Hitler or Hillary? A Stark Choice


Why we all need to stand up and be counted

jcloud-spainThe mere fact that Donald Trump has been designated the Republican nominee for President should give us all cause for concern. No one with such a clearly authoritarian personality has ever been a plausible candidate for the most powerful office in the world. The campaign that we see unfolding before us is not a reality show, but a sobering reality. It is not unreasonable that we should ask ourselves what would happen if we were to stand by and not speak out against it.

As Martin Neimoller famously said:

First they came for the Socialists, and I did not speak out—

Because I was not a Socialist.

Then they came for the Trade Unionists, and I did not speak out—
Because I was not a Trade Unionist.

Then they came for the Jews, and I did not speak out—
Because I was not a Jew.

Then they came for me—and there was no one left to speak for me.

If there is even a small possibility that Donald Trump will get elected, we will need to be prepared to mount every possible resistance against policies that are immoral, disreputable, and unconstitutional — all things he has said that he will do. We cannot be counted among the ones who stood by while we allowed such an individual to become the leader of the world. Can we imagine looking back in anger and despair at our failure to prevent such a travesty of history — instead of making history by electing the first woman President?

During the 1930s my mother worked under cover against the growing numbers of Americans who were Nazi sympathizers, and there was also an equally vast moral divide. We face a similar threat today. As the Washington Post has noted:

“America First” was the motto of Nazi-friendly Americans in the 1930s, and Trump has more than just a catchphrase in common with them.

The good news is that many people, and significant parts of the media, are beginning to wake up. If, in the end, America decisively repudiates Trump, it will be an indication of our maturity as a people and as a nation. But we cannot simply dismiss those who are Trump’s supporters. If we’re going to include everyone in our democracy, we need to include them also.

We also need to challenge those who routinely lump Trump and Hillary together, and presumably advocate for a third party, whether it’s Gary Johnson for the Libertarian Party or Jill Stein for the Green Party. I say this even though I agree with Jill on almost all of her policies, and with Gary on several of his.

But I believe this election is too important to relegate my vote, or yours, to the sideline. It may be unfortunate that third party candidates are shunted aside in this way, but this is the system we have right now, and many of remember Bush v. Gore in 2000, where Ralph Nader clearly siphoned off more Democratic than Republican votes. Imagine where we would be today if Gore had won (and perhaps more importantly, where we wouldn’t be, e.g., Iraq).

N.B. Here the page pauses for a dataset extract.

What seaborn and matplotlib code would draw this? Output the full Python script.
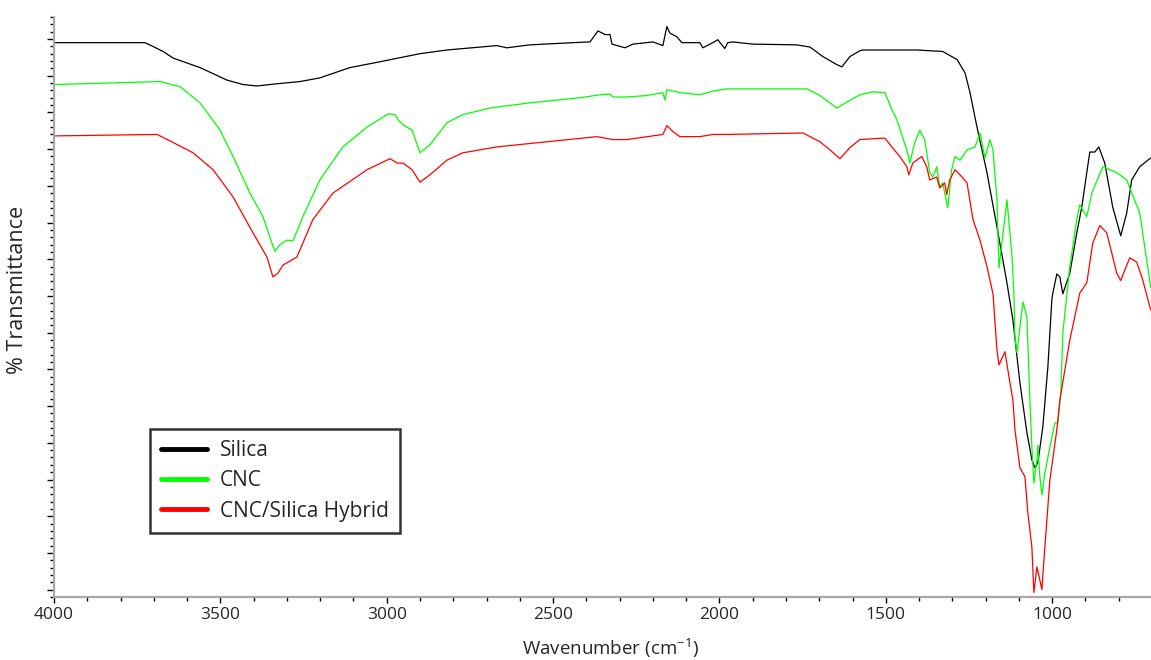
import pandas as pd
import seaborn as sns
import matplotlib.pyplot as plt
from matplotlib.ticker import MultipleLocator

# FTIR spectra (wavenumber in cm-1, transmittance in arbitrary %)
silica_wn = [3997, 3727, 3712, 3672, 3642, 3561, 3480, 3432, 3390, 3330, 3261, 3201, 3111, 3020,
             2900, 2819, 2669, 2639, 2570, 2440, 2389, 2365, 2344, 2329, 2323, 2284, 2260, 2200,
             2170, 2158, 2149, 2128, 2113, 2059, 2050, 2020, 2005, 1984, 1975, 1960, 1900, 1767,
             1728, 1689, 1647, 1632, 1608, 1578, 1569, 1407, 1329, 1286, 1262, 1247, 1226, 1196,
             1166, 1136, 1118, 1097, 1076, 1061, 1052, 1043, 1028, 1013, 1001, 998, 986, 977,
             968, 947, 926, 911, 887, 872, 860, 842, 818, 794, 776, 761, 737, 704]
silica_t = [74.5, 74.5, 74.2, 73.3, 72.4, 71.1, 69.4, 68.8, 68.6, 68.9, 69.2, 69.7, 71.1, 71.9,
            73.0, 73.5, 74.1, 73.8, 74.2, 74.5, 74.6, 76.1, 75.6, 75.6, 74.3, 73.8, 74.3, 74.6,
            74.1, 76.7, 75.8, 75.3, 74.5, 74.5, 73.8, 74.5, 74.9, 73.7, 74.5, 74.6, 74.3, 74.2,
            73.9, 72.6, 71.5, 71.2, 72.6, 73.4, 73.5, 73.5, 73.3, 72.2, 70.4, 67.7, 63.0, 56.8,
            49.4, 41.8, 36.7, 28.2, 21.4, 17.7, 16.6, 17.3, 22.2, 30.3, 39.5, 40.4, 43.0, 42.6,
            40.3, 43.1, 48.6, 52.1, 59.6, 59.6, 60.3, 58.1, 52.1, 48.2, 51.3, 55.8, 57.6, 58.8]

cnc_wn = [3997, 3681, 3621, 3561, 3501, 3462, 3411, 3372, 3345, 3336, 3321, 3300, 3282, 3252,
          3201, 3132, 3059, 2996, 2975, 2966, 2951, 2924, 2900, 2870, 2819, 2771, 2690, 2570,
          2419, 2359, 2329, 2320, 2278, 2218, 2170, 2164, 2158, 2119, 2059, 2020, 1978, 1737,
          1698, 1668, 1647, 1617, 1578, 1539, 1503, 1482, 1467, 1437, 1428, 1413, 1398, 1383,
          1368, 1359, 1347, 1338, 1329, 1317, 1314, 1302, 1292, 1277, 1256, 1232, 1217, 1202,
          1187, 1178, 1166, 1160, 1136, 1121, 1115, 1112, 1106, 1088, 1076, 1067, 1061, 1055,
          1046, 1043, 1037, 1031, 1022, 1007, 992, 983, 974, 968, 947, 926, 917, 896, 881, 848,
          806, 776, 737, 704]
cnc_t = [68.8, 69.2, 68.5, 66.3, 62.6, 59.0, 54.0, 50.8, 47.2, 46.1, 47.0, 47.6, 47.5, 50.8,
         55.8, 60.3, 63.0, 64.8, 64.7, 64.0, 63.3, 62.6, 59.5, 60.6, 63.6, 64.7, 65.6, 66.3,
         67.0, 67.4, 67.5, 67.1, 67.1, 67.3, 67.7, 66.7, 68.1, 67.7, 67.4, 67.9, 68.2, 68.2,
         67.3, 66.3, 65.6, 66.4, 67.4, 67.8, 67.7, 65.4, 64.0, 59.9, 58.1, 60.9, 62.6, 61.3,
         56.8, 56.2, 57.6, 54.9, 55.4, 52.7, 52.0, 57.2, 59.0, 58.5, 59.9, 60.3, 62.2, 58.8,
         61.3, 59.9, 53.1, 43.8, 53.1, 45.5, 40.3, 34.4, 32.3, 39.2, 37.2, 25.8, 19.4, 14.5,
         17.7, 19.7, 15.4, 12.9, 15.9, 19.4, 22.7, 22.7, 26.8, 35.0, 44.0, 50.4, 52.4, 50.8, 54.0, 57.6,
         56.8, 55.8, 51.3, 41.2]

hybrid_wn = [3997, 3690, 3642, 3582, 3522, 3462, 3402, 3360, 3342, 3327, 3312, 3270, 3222, 3162,
             3059, 2990, 2969, 2951, 2924, 2900, 2870, 2819, 2771, 2669, 2519, 2368, 2320, 2278,
             2170, 2158, 2140, 2119, 2059, 2020, 1978, 1749, 1698, 1668, 1638, 1608, 1578, 1503,
             1482, 1458, 1437, 1431, 1419, 1392, 1377, 1368, 1347, 1338, 1323, 1317, 1308, 1292,
             1271, 1256, 1238, 1217, 1196, 1178, 1166, 1160, 1142, 1127, 1118, 1112, 1097, 1082,
             1073, 1061, 1055, 1046, 1037, 1031, 1022, 1007, 986, 977, 947, 917, 896, 878, 857,
             836, 806, 794, 767, 746, 728, 704]
hybrid_t = [61.8, 62.0, 60.9, 59.5, 57.2, 53.5, 48.6, 45.3, 42.6, 43.1, 44.2, 45.3, 50.4, 54.0,
            57.2, 58.7, 58.1, 58.1, 57.2, 55.5, 56.5, 58.5, 59.5, 60.3, 61.0, 61.7, 61.3, 61.3,
            62.0, 63.2, 62.4, 61.7, 61.7, 62.0, 62.0, 62.2, 61.0, 59.9, 58.7, 60.2, 61.3, 61.5,
            60.3, 59.0, 57.6, 56.5, 58.1, 59.0, 57.6, 55.8, 56.2, 54.7, 55.4, 53.8, 55.8, 57.2,
            56.2, 55.4, 50.4, 47.6, 44.0, 40.3, 32.7, 30.6, 32.4, 28.2, 25.8, 21.8, 16.6, 15.4,
            10.4, 5.8, -0.4, 3.1, 1.3, 0.0, 5.8, 14.9, 21.8, 25.8, 34.0, 40.4, 41.8, 47.2, 49.6,
            48.6, 43.1, 42.1, 45.2, 44.6, 42.2, 38.1]

samples = ['Silica', 'CNC', 'CNC/Silica Hybrid']
colors = ['#000000', '#00ff00', '#ff0000']

df = pd.concat([
    pd.DataFrame({'wn': silica_wn, 't': silica_t, 'sample': samples[0]}),
    pd.DataFrame({'wn': cnc_wn, 't': cnc_t, 'sample': samples[1]}),
    pd.DataFrame({'wn': hybrid_wn, 't': hybrid_t, 'sample': samples[2]}),
])

sns.set_style('white')
plt.rcParams['font.family'] = ['Open Sans', 'DejaVu Sans']
plt.rcParams['mathtext.default'] = 'regular'

fig = plt.figure(figsize=(11.51, 6.60), dpi=100)
ax = fig.add_axes([0.0469, 0.0955, 0.9531, 0.8788])
sns.lineplot(data=df, x='wn', y='t', hue='sample', hue_order=samples,
             palette=dict(zip(samples, colors)), estimator=None, sort=False,
             lw=0.9, ax=ax)

ax.set_xlim(4000, 703)
ax.set_ylim(-1, 78)
ax.xaxis.set_major_locator(MultipleLocator(500))
ax.xaxis.set_minor_locator(MultipleLocator(100))
ax.yaxis.set_major_locator(MultipleLocator(5))
ax.yaxis.set_minor_locator(MultipleLocator(1))
ax.set_yticklabels([])
ax.tick_params(axis='x', which='major', direction='out', length=4, width=1, color='black',
               labelsize=12.5, pad=3, bottom=True)
ax.tick_params(axis='x', which='minor', direction='out', length=3, width=1, color='black', bottom=True)
ax.tick_params(axis='y', which='major', direction='out', length=5, width=1, color='black', left=True)
ax.tick_params(axis='y', which='minor', direction='out', length=3, width=1, color='black', left=True)

for side in ['top', 'right']:
    ax.spines[side].set_visible(False)
for side in ['left', 'bottom']:
    ax.spines[side].set_color('#a8a8a8')
    ax.spines[side].set_linewidth(1.6)

ax.set_xlabel('Wavenumber (cm$^{-1}$)', fontsize=13.5, va='center')
ax.set_ylabel('% Transmittance', fontsize=15.5)
ax.xaxis.set_label_coords(0.507, -0.088)
ax.yaxis.set_label_coords(-0.024, 0.53)

handles, labels = ax.get_legend_handles_labels()
leg = ax.legend(handles, labels, loc='lower left', bbox_to_anchor=(0.0875, 0.110),
                borderaxespad=0, frameon=True, fancybox=False, fontsize=15,
                handlelength=2.2, handletextpad=0.6, labelspacing=0.45, borderpad=0.55)
leg.get_frame().set_edgecolor('black')
leg.get_frame().set_linewidth(1.8)
for line in leg.get_lines():
    line.set_linewidth(3.5)

fig.savefig('out.png', dpi=100)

Robert Steele writes (private communication):

Neither Clinton nor Trump will fix America. Johnson will just be a spoiler. What WILL fix America is Electoral Reform. We need celebrities that stand up and point out that Trump and Clinton represent 30% of the eligible voters, and the two-party tyranny is blocking the other 70% from having voice, vote, or representation.

Again, fair enough. But Steele also writes, on his web site:

…I have been prepared (after trying very hard to get Bernie Sanders to focus (he blew me off eight times) and then working my way through O’Malley, Kasich, Bloomberg, and others) to support Donald Trump as a disruptor, and I remain impressed by Trump himself…

In my view, using the ideas of electoral reform (in the long run essential), a balanced budget (probably a bad idea), state funding of the federal government (ha!), and shutting down the Fed and the IRS (ridiculous) as a thinly veiled cover for promoting Trump, and equating him with Hillary, is morally bankrupt as well as intellectually dishonest. If Steele truly wants electoral reform, he needs to push for it after the election; the suggestion that we can somehow get it passed now is simply implausible.

I also don’t see the evidence for all the alleged mistrust of Hillary; I think a lot of it is just misogyny. Trump, on the other hand, has been quite explicit about what he would do (how about throwing your political rival in jail, deporting eleven million people, reinstating torture, etc., etc. What’s next, sending Muslims, Hispanics, and the disabled to concentration camps?)

I’m not saying that Hillary is perfect. She’s a human being, with a history of some poor choices. But unlike her opponent, she’s acknowledged that she’s made mistakes, and repudiated these choices. This makes her a better person, and I have no problem whatsoever supporting her. The absurd charges that the Republicans have for years thrown at her have largely proven to be fabrications. I believe that, given the chance, she will generally err on the side of doing the right thing, much as Obama has done during the past eight years.

Of course, even if what Hillary says she will do is positive, and much of it is, we need more than that: we need a way to give the majority of Americans back their aspirations, something to strive for, and a way to prosper. Without this there will almost inevitably be chaos and disruption and rebellion — a rebellion of the sort that will make the Tea Party look like, well, a tea party.

And as it has become increasingly clear, Americans will only tackle the larger challenges we’re facing — climate change, poverty, systematic racism and inequality — in more prosperous times, so we must hope for a steadily upward trend, not a massive disruption. It’s only in such a context that we can get our own public-interest work done.